/---

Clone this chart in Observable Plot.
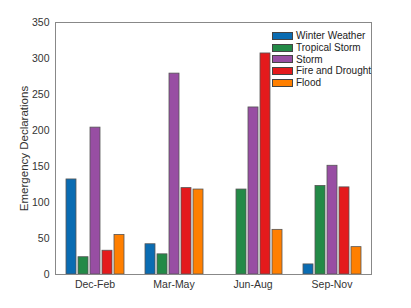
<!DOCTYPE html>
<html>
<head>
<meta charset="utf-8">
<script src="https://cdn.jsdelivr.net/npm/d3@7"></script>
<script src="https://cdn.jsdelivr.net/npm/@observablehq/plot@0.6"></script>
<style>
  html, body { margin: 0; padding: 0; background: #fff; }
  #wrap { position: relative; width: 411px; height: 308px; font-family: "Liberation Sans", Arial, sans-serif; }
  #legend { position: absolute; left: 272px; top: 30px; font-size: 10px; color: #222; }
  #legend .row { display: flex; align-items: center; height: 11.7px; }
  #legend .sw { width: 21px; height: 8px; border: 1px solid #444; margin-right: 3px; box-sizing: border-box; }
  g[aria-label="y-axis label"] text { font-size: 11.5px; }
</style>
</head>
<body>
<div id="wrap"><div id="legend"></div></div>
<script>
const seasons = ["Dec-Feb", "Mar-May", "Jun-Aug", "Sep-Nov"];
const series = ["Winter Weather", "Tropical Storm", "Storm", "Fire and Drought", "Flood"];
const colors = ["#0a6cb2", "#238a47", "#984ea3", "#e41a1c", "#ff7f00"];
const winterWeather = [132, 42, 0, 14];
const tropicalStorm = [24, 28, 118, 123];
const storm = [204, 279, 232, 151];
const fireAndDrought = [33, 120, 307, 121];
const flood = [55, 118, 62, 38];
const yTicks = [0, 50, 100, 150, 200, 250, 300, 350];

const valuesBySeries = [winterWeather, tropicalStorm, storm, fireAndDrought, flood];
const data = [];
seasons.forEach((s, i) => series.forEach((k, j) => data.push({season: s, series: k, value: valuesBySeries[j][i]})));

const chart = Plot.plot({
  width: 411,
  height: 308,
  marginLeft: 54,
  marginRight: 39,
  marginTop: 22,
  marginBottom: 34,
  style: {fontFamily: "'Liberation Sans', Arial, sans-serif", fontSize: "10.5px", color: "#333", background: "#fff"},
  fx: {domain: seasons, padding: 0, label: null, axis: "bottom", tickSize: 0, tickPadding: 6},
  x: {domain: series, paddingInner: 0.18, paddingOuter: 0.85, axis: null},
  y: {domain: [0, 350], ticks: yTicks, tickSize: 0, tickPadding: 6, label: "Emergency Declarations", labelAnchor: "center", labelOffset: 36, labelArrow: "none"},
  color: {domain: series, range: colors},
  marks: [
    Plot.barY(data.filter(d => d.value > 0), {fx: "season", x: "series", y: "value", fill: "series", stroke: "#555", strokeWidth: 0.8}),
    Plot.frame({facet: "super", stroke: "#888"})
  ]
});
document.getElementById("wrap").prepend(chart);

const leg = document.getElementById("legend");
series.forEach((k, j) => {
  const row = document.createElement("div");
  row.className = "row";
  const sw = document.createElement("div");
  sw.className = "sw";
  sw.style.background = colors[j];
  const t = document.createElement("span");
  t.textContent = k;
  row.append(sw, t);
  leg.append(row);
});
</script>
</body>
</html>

\---

- Task instructions: Copy each line of the listing in which the word "chart" can be found.

- Task response:
Clone this chart in Observable Plot.
const chart = Plot.plot({
document.getElementById("wrap").prepend(chart);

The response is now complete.